> [DATASET EXTRACT]
______________________________

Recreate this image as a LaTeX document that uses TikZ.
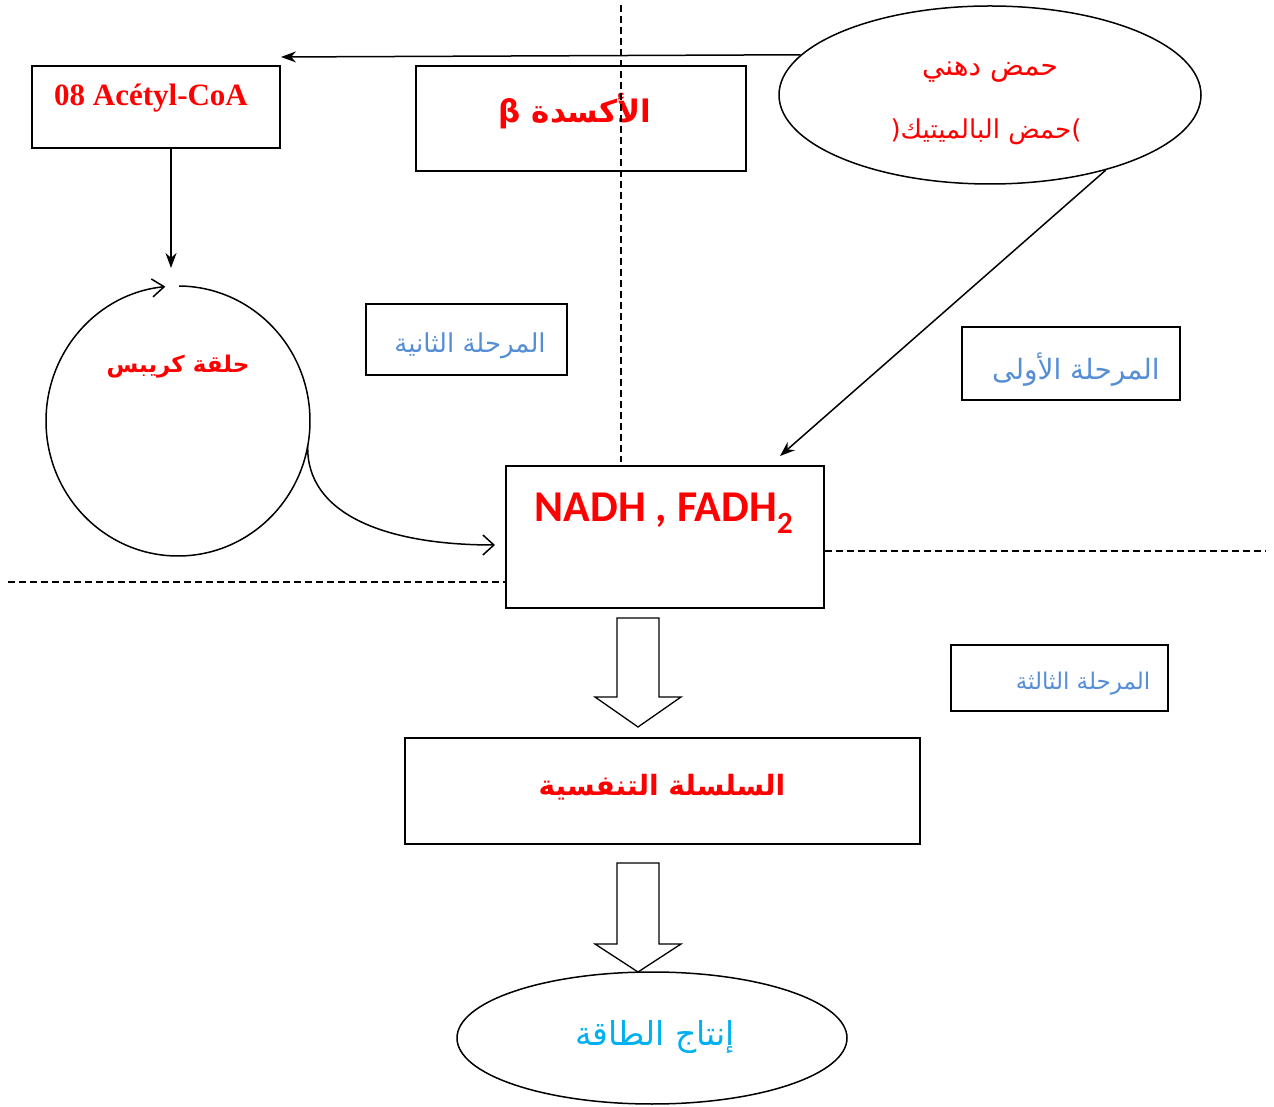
\documentclass[tikz,border=0pt]{standalone}
\usepackage{fontspec}
\setmainfont{Liberation Serif}
\newfontfamily\arab[Script=Arabic]{DejaVu Sans}
\newfontfamily\calib{Carlito}
\TeXXeTstate=1
\usetikzlibrary{arrows.meta,calc,shapes.geometric}
\definecolor{phaseblue}{HTML}{558ED5}
\definecolor{energyblue}{HTML}{00B0F0}
\definecolor{hotred}{HTML}{FF0000}
\newcommand{\fs}[1]{\fontsize{#1}{#1}\selectfont}

\begin{document}
\begin{tikzpicture}[x=1pt,y=1pt,line width=1.5pt,
  box/.style={draw,rectangle,inner sep=0pt},
  oval/.style={draw,ellipse,inner sep=0pt},
  guide/.style={line width=1.2pt,dash pattern=on 7pt off 4pt},
  solidtip/.style={-{Stealth[length=15pt,width=11pt]}},
  opentip/.style={-{Straight Barb[length=11pt,width=20pt]}},
  redtxt/.style={text=hotred,inner sep=0pt},
  phasetxt/.style={text=phaseblue,inner sep=0pt}]
\useasboundingbox (0,0) rectangle (1274,1106);

% boxes and ovals
\node[box,minimum width=248,minimum height=82] (acetyl) at (156,999) {};
\node[box,minimum width=330,minimum height=105] (beta) at (581,987.5) {};
\node[oval,minimum width=422,minimum height=178] (fat) at (990,1011) {};
\node[box,minimum width=201,minimum height=71] (phase2) at (466.5,766.5) {};
\node[box,minimum width=218,minimum height=73] (phase1) at (1071,742.5) {};
\node[box,minimum width=318,minimum height=142] (nadh) at (665,569) {};
\node[box,minimum width=217,minimum height=66] (phase3) at (1059.5,428) {};
\node[box,minimum width=515,minimum height=106] (chain) at (662.5,315) {};
\node[oval,minimum width=390,minimum height=132] (energy) at (652,68) {};

% texts
\node[redtxt] (tacetyl) at (151,1008) {\fs{31}\bfseries 08 Acétyl-CoA};
\node[redtxt] (tbeta) at (575,995) {\arab\fs{31}\bfseries\beginR الأكسدة β\endR};
\node[redtxt] (tfat1) at (990,1034) {\arab\fs{28}\beginR حمض دهني\endR};
\node[redtxt] (tfat2) at (986,974) {\arab\fs{26}(\beginR حمض البالميتيك\endR)};
\node[redtxt] (tkrebs) at (178,739) {\arab\fs{23}\bfseries\beginR حلقة كريبس\endR};
\node[phasetxt] (tphase2) at (470,760) {\arab\fs{26}\beginR المرحلة الثانية\endR};
\node[phasetxt] (tphase1) at (1076,736) {\arab\fs{28}\beginR المرحلة الأولى\endR};
\node[redtxt] (tnadh) at (664,593) {\calib\fs{44}\bfseries NADH , FADH\textsubscript{2}};
\node[phasetxt] (tphase3) at (1083,422) {\arab\fs{23}\beginR المرحلة الثالثة\endR};
\node[redtxt] (tchain) at (662,319) {\arab\fs{28}\bfseries\beginR السلسلة التنفسية\endR};
\node[text=energyblue,inner sep=0pt] (tenergy) at (655,69) {\arab\fs{33}\beginR إنتاج الطاقة\endR};

% dashed separators
\coordinate (vtop) at (621,1101);
\coordinate (hright) at (1265,555);
\coordinate (hleft) at (8,524);
\draw[guide] (vtop) -- (621,644);
\draw[guide] (nadh.east |- hright) -- (hright);
\draw[guide] (hleft) -- (nadh.west |- hleft);

% connectors
\coordinate (acetylin) at (281,1049);
\draw[solidtip] (fat.168.75) -- (acetylin);
\coordinate (acetylout) at (171,958);
\coordinate (krebsin) at (171,838);
\draw[solidtip] (acetylout) -- (krebsin);
\coordinate (nadhin) at (780,650);
\draw[solidtip] (fat.-33.9) -- (nadhin);

% Krebs cycle
\coordinate (kc) at (178,685);
\draw[-{Straight Barb[length=12pt,width=18pt]}] ($(kc)+(89.5:132 and 135)$)
  arc[start angle=89.5,end angle=-264.5,x radius=132,y radius=135];
\coordinate (kout) at ($(kc)+(-10.6:132 and 135)$);
\coordinate (nadhleft) at (495,561);
\draw[opentip] (kout) .. controls (306,592) and (385,561) .. (nadhleft);

% hollow block arrows
\draw[line width=1.3pt] (617,488) -- (659,488) -- (659,409) -- (681,409) -- (638,379)
  -- (595,409) -- (617,409) -- cycle;
\draw[line width=1.3pt] (617,243) -- (659,243) -- (659,162) -- (681,162) -- (638,134)
  -- (595,162) -- (617,162) -- cycle;
\end{tikzpicture}
\end{document}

______________________________

> [WHAT IS ASKED]
Give again, exactly, the lines from the start of the data through the one holding "width=390,minimum height=132] (energy)"; omit the pictures.

> [SOLUTION FOR THIS EXERCISE]
Recreate this image as a LaTeX document that uses TikZ.
\documentclass[tikz,border=0pt]{standalone}
\usepackage{fontspec}
\setmainfont{Liberation Serif}
\newfontfamily\arab[Script=Arabic]{DejaVu Sans}
\newfontfamily\calib{Carlito}
\TeXXeTstate=1
\usetikzlibrary{arrows.meta,calc,shapes.geometric}
\definecolor{phaseblue}{HTML}{558ED5}
\definecolor{energyblue}{HTML}{00B0F0}
\definecolor{hotred}{HTML}{FF0000}
\newcommand{\fs}[1]{\fontsize{#1}{#1}\selectfont}

\begin{document}
\begin{tikzpicture}[x=1pt,y=1pt,line width=1.5pt,
  box/.style={draw,rectangle,inner sep=0pt},
  oval/.style={draw,ellipse,inner sep=0pt},
  guide/.style={line width=1.2pt,dash pattern=on 7pt off 4pt},
  solidtip/.style={-{Stealth[length=15pt,width=11pt]}},
  opentip/.style={-{Straight Barb[length=11pt,width=20pt]}},
  redtxt/.style={text=hotred,inner sep=0pt},
  phasetxt/.style={text=phaseblue,inner sep=0pt}]
\useasboundingbox (0,0) rectangle (1274,1106);

% boxes and ovals
\node[box,minimum width=248,minimum height=82] (acetyl) at (156,999) {};
\node[box,minimum width=330,minimum height=105] (beta) at (581,987.5) {};
\node[oval,minimum width=422,minimum height=178] (fat) at (990,1011) {};
\node[box,minimum width=201,minimum height=71] (phase2) at (466.5,766.5) {};
\node[box,minimum width=218,minimum height=73] (phase1) at (1071,742.5) {};
\node[box,minimum width=318,minimum height=142] (nadh) at (665,569) {};
\node[box,minimum width=217,minimum height=66] (phase3) at (1059.5,428) {};
\node[box,minimum width=515,minimum height=106] (chain) at (662.5,315) {};
\node[oval,minimum width=390,minimum height=132] (energy) at (652,68) {};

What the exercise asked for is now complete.